- **Stored data**:
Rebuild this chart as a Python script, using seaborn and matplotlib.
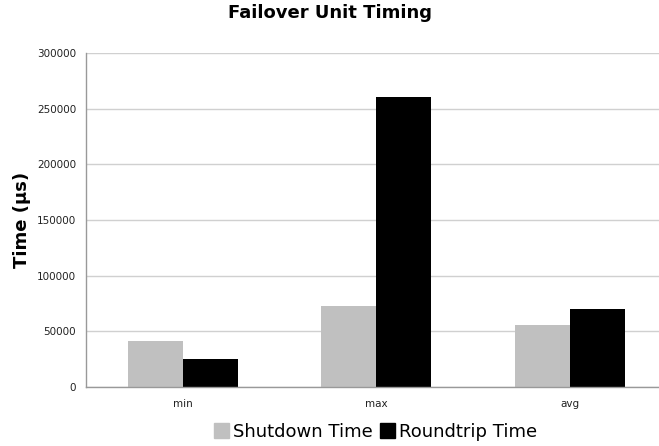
import matplotlib.pyplot as plt
import seaborn as sns
import pandas as pd

sns.set_theme(style="white")
plt.rcParams['font.family'] = ['DejaVu Sans']

categories = ["min", "max", "avg"]
shutdown_time = [41500, 73000, 55500]
roundtrip_time = [25500, 260500, 70000]
series_names = ["Shutdown Time", "Roundtrip Time"]
yticks = [0, 50000, 100000, 150000, 200000, 250000, 300000]

df = pd.DataFrame({
    "category": categories * 2,
    "series": [series_names[0]] * 3 + [series_names[1]] * 3,
    "value": shutdown_time + roundtrip_time,
})

fig = plt.figure(figsize=(6.59, 4.46), dpi=100)
# axes run a bit past the right edge, like the original export
ax = fig.add_axes([0.1305, 0.1323, 0.881, 0.749])

ax.yaxis.grid(True, color="#d0d0d0", linewidth=1)
ax.set_axisbelow(True)

sns.barplot(data=df, x="category", y="value", hue="series",
            palette=["#c0c0c0", "#000000"], width=0.57,
            edgecolor="none", ax=ax, legend=False)

ax.set_ylim(0, 300000)
ax.set_xlim(-0.5, 2.5)
ax.set_yticks(yticks)
ax.set_yticklabels([str(t) for t in yticks], fontsize=7.5, color="#222222")
ax.set_xticks([0, 1, 2])
ax.set_xticklabels(categories, fontsize=7.5, color="#222222")
ax.set_xticks([0.5, 1.5], minor=True)
ax.tick_params(axis="x", which="major", length=0, pad=9)
ax.tick_params(axis="x", which="minor", length=4, color="#999999", direction="in")
ax.tick_params(axis="y", length=4, color="#999999", pad=3)

ax.set_xlabel("")
ax.set_ylabel("Time (µs)", fontsize=13, fontweight="bold", labelpad=4, color="black")

for side in ["top", "right"]:
    ax.spines[side].set_visible(False)
for side in ["left", "bottom"]:
    ax.spines[side].set_color("#999999")
    ax.spines[side].set_linewidth(1)

fig.suptitle("Failover Unit Timing", fontsize=13, fontweight="bold", x=0.5, y=0.99,
             color="black")

handles = [plt.Rectangle((0, 0), 1, 1, color=c) for c in ["#c0c0c0", "#000000"]]
fig.legend(handles, series_names, loc="lower center", ncol=2, frameon=False,
           fontsize=13, bbox_to_anchor=(0.57, -0.025), handlelength=0.85,
           handleheight=0.85, handletextpad=0.2, columnspacing=0.4,
           labelcolor="black")

plt.savefig("out.png", dpi=100)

- **Given problem**: Repeat all the data as it stands, dropping any images it holds.

- **Exercise output**:
Rebuild this chart as a Python script, using seaborn and matplotlib.
import matplotlib.pyplot as plt
import seaborn as sns
import pandas as pd

sns.set_theme(style="white")
plt.rcParams['font.family'] = ['DejaVu Sans']

categories = ["min", "max", "avg"]
shutdown_time = [41500, 73000, 55500]
roundtrip_time = [25500, 260500, 70000]
series_names = ["Shutdown Time", "Roundtrip Time"]
yticks = [0, 50000, 100000, 150000, 200000, 250000, 300000]

df = pd.DataFrame({
    "category": categories * 2,
    "series": [series_names[0]] * 3 + [series_names[1]] * 3,
    "value": shutdown_time + roundtrip_time,
})

fig = plt.figure(figsize=(6.59, 4.46), dpi=100)
# axes run a bit past the right edge, like the original export
ax = fig.add_axes([0.1305, 0.1323, 0.881, 0.749])

ax.yaxis.grid(True, color="#d0d0d0", linewidth=1)
ax.set_axisbelow(True)

sns.barplot(data=df, x="category", y="value", hue="series",
            palette=["#c0c0c0", "#000000"], width=0.57,
            edgecolor="none", ax=ax, legend=False)

ax.set_ylim(0, 300000)
ax.set_xlim(-0.5, 2.5)
ax.set_yticks(yticks)
ax.set_yticklabels([str(t) for t in yticks], fontsize=7.5, color="#222222")
ax.set_xticks([0, 1, 2])
ax.set_xticklabels(categories, fontsize=7.5, color="#222222")
ax.set_xticks([0.5, 1.5], minor=True)
ax.tick_params(axis="x", which="major", length=0, pad=9)
ax.tick_params(axis="x", which="minor", length=4, color="#999999", direction="in")
ax.tick_params(axis="y", length=4, color="#999999", pad=3)

ax.set_xlabel("")
ax.set_ylabel("Time (µs)", fontsize=13, fontweight="bold", labelpad=4, color="black")

for side in ["top", "right"]:
    ax.spines[side].set_visible(False)
for side in ["left", "bottom"]:
    ax.spines[side].set_color("#999999")
    ax.spines[side].set_linewidth(1)

fig.suptitle("Failover Unit Timing", fontsize=13, fontweight="bold", x=0.5, y=0.99,
             color="black")

handles = [plt.Rectangle((0, 0), 1, 1, color=c) for c in ["#c0c0c0", "#000000"]]
fig.legend(handles, series_names, loc="lower center", ncol=2, frameon=False,
           fontsize=13, bbox_to_anchor=(0.57, -0.025), handlelength=0.85,
           handleheight=0.85, handletextpad=0.2, columnspacing=0.4,
           labelcolor="black")

plt.savefig("out.png", dpi=100)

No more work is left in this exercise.